When Glen Brand came to Iowa State to get an engineering degree in 1946, he couldn't have imagined that just two years later, he would be in London's Wembley Stadium as the first wrestler at an Iowa college to win an Olympic Gold Medal. In fact, had it not been for a slide rule in the Pacific Theatre of World War II, he would never have started that journey at all.

Brand recorded a stellar high school wrestling career at Clarion, where he lettered three times as a grappler, and twice in football and track.  Clarion is a wrestling hotbed in north central Iowa.

World War II intervened, however, and Brand spent 33 months in the Marine Corps, including a stint as a radioman on Guam. It was there that his life took a new direction.

Brand expressed an interest in engineering to a fellow Marine who immediately told him that Iowa State University had a great program for engineering.  Later another soldier told him during a talk about wrestling that Iowa State had a great wrestling program.  Brand took heed and the road to London began.

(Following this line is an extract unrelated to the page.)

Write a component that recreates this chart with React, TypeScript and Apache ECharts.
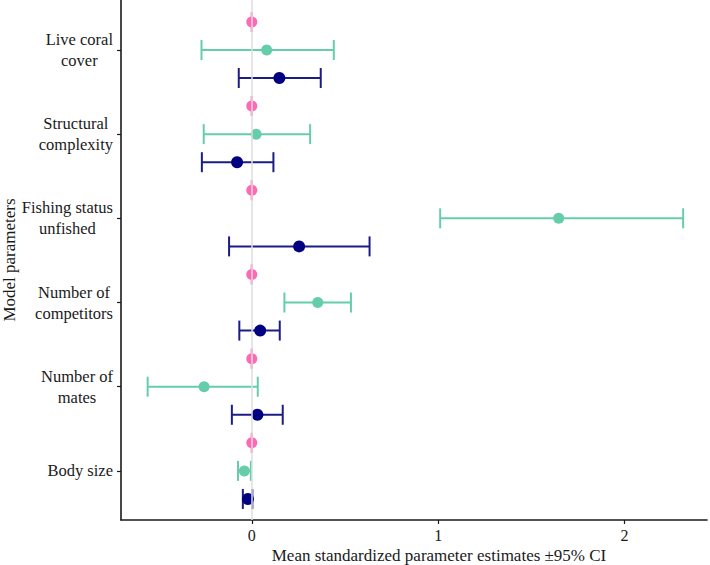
import React, { useEffect, useRef } from "react";
import * as echarts from "echarts";

// Categories, top to bottom
const categories = [
  "Live coral\ncover",
  "Structural\ncomplexity",
  "Fishing status\nunfished",
  "Number of\ncompetitors",
  "Number of\nmates",
  "Body size",
];

// Pink (reference) estimates and CI
const pinkEst = [0, 0, 0, 0, 0, 0];
const pinkLow = [0, 0, 0, 0, 0, 0];
const pinkHigh = [0, 0, 0, 0, 0, 0];

// Teal estimates and CI
const tealEst = [0.08, 0.023, 1.647, 0.354, -0.256, -0.04];
const tealLow = [-0.27, -0.258, 1.011, 0.175, -0.559, -0.074];
const tealHigh = [0.44, 0.313, 2.315, 0.532, 0.032, -0.005];

// Navy estimates and CI
const navyEst = [0.148, -0.079, 0.254, 0.045, 0.03, -0.021];
const navyLow = [-0.07, -0.268, -0.122, -0.067, -0.107, -0.048];
const navyHigh = [0.37, 0.116, 0.632, 0.15, 0.166, 0.003];

const xTicks = [0, 1, 2];

const FONT = "Liberation Serif, Times New Roman, serif";
const PINK = "#ff69b4";
const TEAL = "#66cdaa";
const NAVY = "#000080";
const NAVY_BAR = "#1c1c84";

export default function App() {
  const ref = useRef<HTMLDivElement>(null);

  useEffect(() => {
    if (!ref.current) return;
    const chart = echarts.init(ref.current, undefined, { renderer: "svg" });
    const n = categories.length;
    // slot position for group i (top to bottom), offset: +1 pink, 0 teal, -1 navy
    const slot = (i: number, off: number) => 3 * (n - 1 - i) + 2 + off;
    const tickVals = categories.map((_, i) => slot(i, 0));

    const errSeries = (
      name: string,
      lows: number[],
      highs: number[],
      off: number,
      color: string
    ) => ({
      name: name + "-ci",
      type: "custom",
      z: 3,
      silent: true,
      encode: { x: [1, 2], y: 0 },
      data: lows.map((lo, i) => [slot(i, off), lo, highs[i]]),
      renderItem: (params: any, api: any) => {
        const y = api.value(0);
        const a = api.coord([api.value(1), y]);
        const b = api.coord([api.value(2), y]);
        const h = 10;
        const st = { stroke: color, lineWidth: 2 };
        return {
          type: "group",
          children: [
            { type: "line", shape: { x1: a[0], y1: a[1], x2: b[0], y2: b[1] }, style: st },
            { type: "line", shape: { x1: a[0], y1: a[1] - h, x2: a[0], y2: a[1] + h }, style: st },
            { type: "line", shape: { x1: b[0], y1: b[1] - h, x2: b[0], y2: b[1] + h }, style: st },
          ],
        };
      },
    });

    const dotSeries = (name: string, est: number[], off: number, color: string, size: number) => ({
      name,
      type: "scatter",
      z: 4,
      symbol: "circle",
      symbolSize: size,
      itemStyle: { color, opacity: 1 },
      data: est.map((v, i) => [v, slot(i, off)]),
    });

    chart.setOption({
      animation: false,
      backgroundColor: "#ffffff",
      grid: { left: 121, right: 3, top: 0, bottom: 45, containLabel: false, outerBoundsMode: "none" },
      xAxis: {
        type: "value",
        min: -0.702,
        max: 2.443,
        axisLine: { show: true, onZero: false, lineStyle: { color: "#1a1a1a", width: 1.6 } },
        axisTick: { show: true, length: 4, lineStyle: { color: "#1a1a1a", width: 1.2 }, customValues: xTicks },
        axisLabel: {
          customValues: xTicks,
          formatter: (v: number) => String(v),
          color: "#1a1a1a",
          fontFamily: FONT,
          fontSize: 16,
          margin: 7,
        },
        splitLine: { show: false },
        name: "Mean standardized parameter estimates \u00b195% CI",
        nameLocation: "middle",
        nameGap: 27,
        nameMoveOverlap: false,
        nameTextStyle: { color: "#1a1a1a", fontFamily: FONT, fontSize: 17, padding: [0, 0, 0, 50] },
      },
      yAxis: {
        type: "value",
        min: 0.25,
        max: 18.78,
        axisLine: { show: true, onZero: false, lineStyle: { color: "#1a1a1a", width: 1.6 } },
        axisTick: { show: true, length: 4, lineStyle: { color: "#1a1a1a", width: 1.2 }, customValues: tickVals },
        axisLabel: {
          customValues: tickVals,
          formatter: (v: number) => {
            const i = tickVals.indexOf(v);
            if (i < 0) return "";
            return categories[i]
              .split("\n")
              .map((l) => `{c|${l}}`)
              .join("\n");
          },
          align: "right",
          margin: 8,
          rich: {
            c: {
              align: "center",
              color: "#1a1a1a",
              fontFamily: FONT,
              fontSize: 16.5,
              lineHeight: 21,
            },
          },
        },
        splitLine: { show: false },
        name: "Model parameters",
        nameLocation: "middle",
        nameRotate: 90,
        nameGap: 103,
        nameMoveOverlap: false,
        nameTextStyle: { color: "#1a1a1a", fontFamily: FONT, fontSize: 17 },
      },
      series: [
        {
          name: "zero",
          type: "scatter",
          data: [],
          z: 1,
          markLine: {
            silent: true,
            symbol: ["none", "none"],
            label: { show: false },
            lineStyle: { color: "#dedede", width: 1.5, type: "solid" },
            data: [{ xAxis: 0 }],
          },
        },
        errSeries("pink", pinkLow, pinkHigh, 1, PINK),
        errSeries("teal", tealLow, tealHigh, 0, TEAL),
        errSeries("navy", navyLow, navyHigh, -1, NAVY_BAR),
        dotSeries("pink", pinkEst, 1, PINK, 11),
        dotSeries("teal", tealEst, 0, TEAL, 11),
        dotSeries("navy", navyEst, -1, NAVY, 12),
      ],
    });

    return () => chart.dispose();
  }, []);

  return (
    <div
      ref={ref}
      style={{ position: "absolute", left: 0, top: 0, width: 710, height: 565, background: "#fff" }}
    />
  );
}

It didn't take long after Brand's arrival at ISU for legendary Cyclone coach Hugo Otopolik to see that this 24-year-old veteran was special.  Brand didn't lose a match as a freshman (freshmen were eligible at the time) and placed third at the 1946 NCAA meet.

Otopolik knew what he was talking about. The Cyclone head coach had led the 1932 U.S. Olympic wrestling team at the Los Angeles Games.

By the time the 1948 U.S. Olympic Trials were held in Ames, everyone knew what Otopolik had known two years earlier. Brand was indeed special. He started the trials with a 36-3 record in college, including the 1948 NCAA 174-pound title, which was wrestled by Olympic rules. 

Brand beat seven opponents, including Joe Scarpello of Iowa, in the Trials' final match, to earn a ticket to the London Games. Scarpello had beaten Brand in the 1947 NCAA final and Brand had beaten the Hawkeye in the 1948 NCAA championship match.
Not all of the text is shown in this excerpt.